While the negotiations on Iran’s civilian nuclear programme, which were supposed to revive the 2015 Vienna Agreement and provide a framework for Iran’s nuclear programme, had been at a standstill since 11 March due to disagreements over the Revolutionary Guard (Tehran wanted to remove Iran’s ideological army from the US blacklist of “foreign terrorist organisations“), the file has been reopened. Indeed, with the support of Joseph Borell and despite Iranian reluctance, the European Union coordinator for negotiations on the Iranian nuclear issue, Enrique Mora, travelled to Tehran to relaunch discussions with the Qatari delegation. According to the official news agency Irna, the Emir of Qatar, Tamim ben Hamad Al Thani, met with Iranian President Ebrahim Raissi, while Enrique Mora held talks with the Iranian chief negotiator Ali Bagheri.

In fact, Iran had engaged a year ago in direct negotiations with Germany, France, China, Russia, Great Britain and indirectly with the United States in order to revive the agreement concluded in 2015 that had put an end to twelve years of crisis, and from which Washington withdrew in 2018 after the multiple opposition of President Donald Trump. In a context where the Iranians refuse to exchange directly with the Americans, considering that the latter have abandoned the agreement and cannot, therefore, be present for the negotiations, they are placing the Europeans in a position of mediator. Josep Borrell told the Financial Times that he was looking for a “middle way” to end the impasse, threatening to sabotage European diplomatic efforts to seal a deal that would lead to the US rejoining the 2015 agreement and lifting sanctions against Iran. For its part, Russia, hit by Western sanctions following its invasion of Ukraine, sought US guarantees that retaliatory measures would not affect its economic cooperation with Iran.

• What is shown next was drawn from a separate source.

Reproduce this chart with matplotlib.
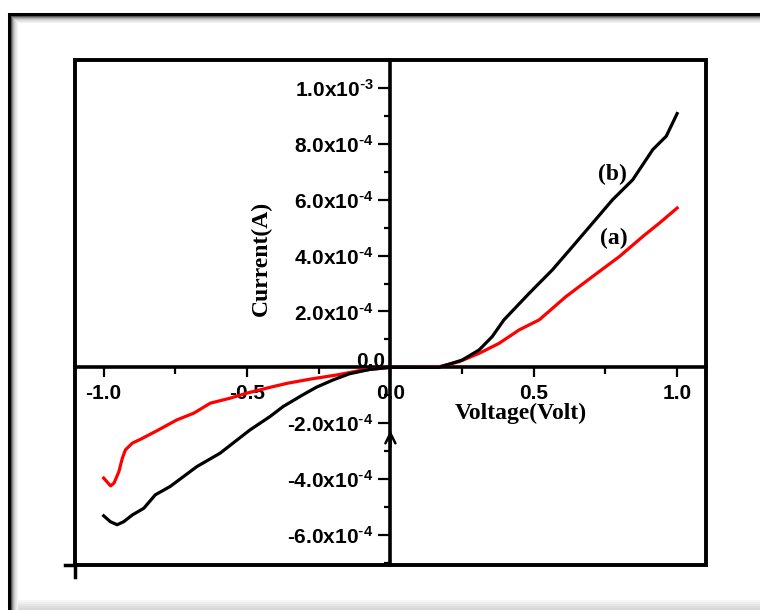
import numpy as np
import matplotlib
matplotlib.use('Agg')
import matplotlib.pyplot as plt
from matplotlib.ticker import FixedLocator, MultipleLocator, FuncFormatter
from matplotlib.patches import Rectangle
from matplotlib.lines import Line2D

plt.rcParams['mathtext.default'] = 'regular'
plt.rcParams['axes.unicode_minus'] = False

# curve (a), red  -- current in units of 1e-4 A
volt_a = [-1.0, -0.976, -0.964, -0.947, -0.935, -0.924, -0.90, -0.871, -0.813,
          -0.745, -0.686, -0.628, -0.558, -0.50, -0.418, -0.36, -0.279, -0.186,
          -0.105, 0.0, 0.08, 0.169, 0.239, 0.309, 0.379, 0.449, 0.519, 0.612,
          0.705, 0.798, 0.88, 0.938, 1.0]
curr_a = [-3.96, -4.24, -4.14, -3.73, -3.25, -2.95, -2.71, -2.57, -2.26,
          -1.88, -1.64, -1.28, -1.10, -0.92, -0.71, -0.57, -0.42, -0.27,
          -0.11, 0.0, 0.0, 0.02, 0.20, 0.50, 0.86, 1.34, 1.70, 2.53,
          3.25, 3.96, 4.68, 5.16, 5.70]

# curve (b), black
volt_b = [-1.0, -0.977, -0.953, -0.930, -0.90, -0.86, -0.82, -0.768, -0.675,
          -0.594, -0.49, -0.42, -0.374, -0.305, -0.258, -0.20, -0.143, -0.07,
          0.0, 0.1, 0.169, 0.25, 0.309, 0.355, 0.396, 0.484, 0.565, 0.635,
          0.705, 0.775, 0.845, 0.915, 0.962, 1.0]
curr_b = [-5.31, -5.52, -5.63, -5.52, -5.28, -5.04, -4.56, -4.26, -3.55,
          -3.07, -2.24, -1.76, -1.40, -0.98, -0.71, -0.45, -0.23, -0.07,
          0.0, 0.0, 0.0, 0.26, 0.62, 1.10, 1.70, 2.65, 3.49, 4.32,
          5.16, 6.00, 6.71, 7.79, 8.27, 9.08]

y_major = [-6e-4, -4e-4, -2e-4, 2e-4, 4e-4, 6e-4, 8e-4, 1e-3]
x_major = [-1.0, -0.5, 0.0, 0.5, 1.0]

tick_font = dict(family='Liberation Sans', weight='bold', size=15)
label_font = dict(family='Liberation Serif', weight='bold', size=17)


def yfmt(v, pos):
    if abs(v) < 1e-12:
        return '0.0'
    e = int(np.floor(np.log10(abs(v)) + 1e-9))
    m = v / 10 ** e
    return f'{m:.1f}x10$^{{\\text{{-}}{-e}}}$'


fig = plt.figure(figsize=(7.6, 6.1), dpi=100)
ax = fig.add_axes([0.0987, 0.0738, 0.830, 0.828])

ax.plot(volt_a, np.array(curr_a) * 1e-4, color='#ff0000', lw=2.3, zorder=4)
ax.plot(volt_b, np.array(curr_b) * 1e-4, color='black', lw=2.3, zorder=4)

ax.set_xlim(-1.1, 1.1)
ax.set_ylim(-7.07e-4, 1.1e-3)

# axes crossing at the origin
for s in ['top', 'right']:
    ax.spines[s].set_visible(False)
ax.spines['left'].set_position(('data', 0))
ax.spines['bottom'].set_position(('data', 0))
for s in ['left', 'bottom']:
    ax.spines[s].set_linewidth(2.6)
    ax.spines[s].set_zorder(3)

# frame box
ax.add_patch(Rectangle((0, 0), 1, 1, transform=ax.transAxes, fill=False,
                       lw=2.8, edgecolor='black', clip_on=False, zorder=5))
ax.add_line(Line2D([0, 0], [0, -0.024], transform=ax.transAxes, color='black',
                   lw=2.5, clip_on=False))
ax.add_line(Line2D([-0.016, 0], [0, 0], transform=ax.transAxes, color='black',
                   lw=2.5, clip_on=False))

ax.xaxis.set_major_locator(FixedLocator(x_major))
ax.xaxis.set_minor_locator(MultipleLocator(0.25))
ax.xaxis.set_major_formatter(FuncFormatter(lambda v, p: f'{v:.1f}'))
ax.yaxis.set_major_locator(FixedLocator(y_major))
ax.yaxis.set_minor_locator(MultipleLocator(1e-4))
ax.yaxis.set_major_formatter(FuncFormatter(yfmt))

ax.tick_params(axis='x', which='major', direction='out', length=7.2, width=1.6, pad=5)
ax.tick_params(axis='x', which='minor', direction='out', length=5, width=1.6)
ax.tick_params(axis='y', which='major', direction='out', length=8.6, width=1.6, pad=3.5)
ax.tick_params(axis='y', which='minor', direction='out', length=4.3, width=1.6)
for lab in ax.get_xticklabels() + ax.get_yticklabels():
    lab.set_fontproperties(matplotlib.font_manager.FontProperties(**tick_font))

ax.annotate('0.0', xy=(0, 0), xytext=(-4, 4), textcoords='offset points',
            ha='right', va='center', **tick_font)

# small arrow on the current axis
ax.annotate('', xy=(0, -2.16e-4), xytext=(0, -2.95e-4),
            arrowprops=dict(arrowstyle='->', lw=1.8, color='black',
                            mutation_scale=18))

ax.text(0.707, 0.301, 'Voltage(Volt)', transform=ax.transAxes,
        ha='center', va='center', **label_font)
ax.text(0.296, 0.606, 'Current(A)', transform=ax.transAxes, rotation=90,
        ha='center', va='center', **label_font)

ax.text(0.774, 6.89e-4, '(b)', ha='center', va='center', **label_font)
ax.text(0.78, 4.6e-4, '(a)', ha='center', va='center', **label_font)

# outer picture frame with a soft shadow
W, H = 760.0, 610.0
grays = ['#000000', '#000000', '#000000', '#555555', '#888888', '#b0b0b0',
         '#cccccc', '#dddddd', '#e8e8e8', '#f2f2f2']
for i, g in enumerate(grays):
    y = 1 - (13 + i) / H
    fig.add_artist(Line2D([(8 + i) / W, 1], [y, y], color=g, lw=0.75))
    x = (8 + i) / W
    fig.add_artist(Line2D([x, x], [0, 1 - (13 + i) / H], color=g, lw=0.75))
for i, g in enumerate(['#f6f6f6', '#efefef', '#e6e6e6', '#dedede', '#d8d8d8']):
    y = (10 - 2 * i) / H
    fig.add_artist(Rectangle((8 / W, 0), 1, y, color=g, lw=0, zorder=-1))

fig.savefig('out.png', dpi=100)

12/05/2022 : The European Commission sets up an aid plan for Ukraine’s grain exports. -Sara Brouwers-

Before the Russian military offensive, 90% of grain and oilseed exports were loaded at Ukrainian ports, but since the invasion, the Black Sea through which the cargo ships passed has been blocked by the Russian navy. The conflict is taking place in the most productive agricultural areas of Ukraine and “Russia has already taken over many ports,” notes Paolin Pascot, co-founder of Agriconomie. Both countries are among the world’s largest exporters, and the conflict is obviously taking shape on the global food market. In total, “twenty million tonnes of grain must leave Ukraine in less than three months using the European Union’s transport infrastructure“, said the European Commissioner for Transport, Adina Valean. 

On 12 May, the European Commission launched an action plan to help Ukraine export its 20 million tonnes of grain in a timely manner through the establishment of “solidarity corridors” and “one-stop shops” by Member States. To address persistent problems such as rail gauge, lack of trucks and ships, the EU executive wanted to optimise the logistics chain with new routes, create a “matchmaking platform” involving Commission services, transport companies and traders to match supply and demand and reserve rail slots. The Commission also noted that “mobile crane structures can be deployed relatively quickly” and that suitable wagons would be “widely available in the EU“.

12/05/2022 : Finland calls for NATO membership “without delay“. -Etienne Mathieu-

The President of the Republic of Finland, Sauli Niinistö, and the Prime Minister, Sanna Marin, issued a joint statement on May 12. In this communiqué, the two Finnish heads of government declare themselves in favour of their country joining NATO “without delay“. The statement said that membership would strengthen Finland’s national security, while improving NATO’s overall defence posture.

A press conference is scheduled for Sunday, May 15 to formalize the Finnish government’s position.

The statement comes in the context of the Russian Federation’s war in Ukraine. A rapprochement, or even membership, of a traditionally neutral Finland in NATO is perceived in the Kremlin as a threat to Russian national security.

Finnish Defence Minister Antti Kaikkonen has called on Sweden, Finland’s “closest partner“, to follow suit and apply for membership together. The Scandinavian kingdom, also historically neutral, has been engaged for several years in a process of rearmament for fear of Russia.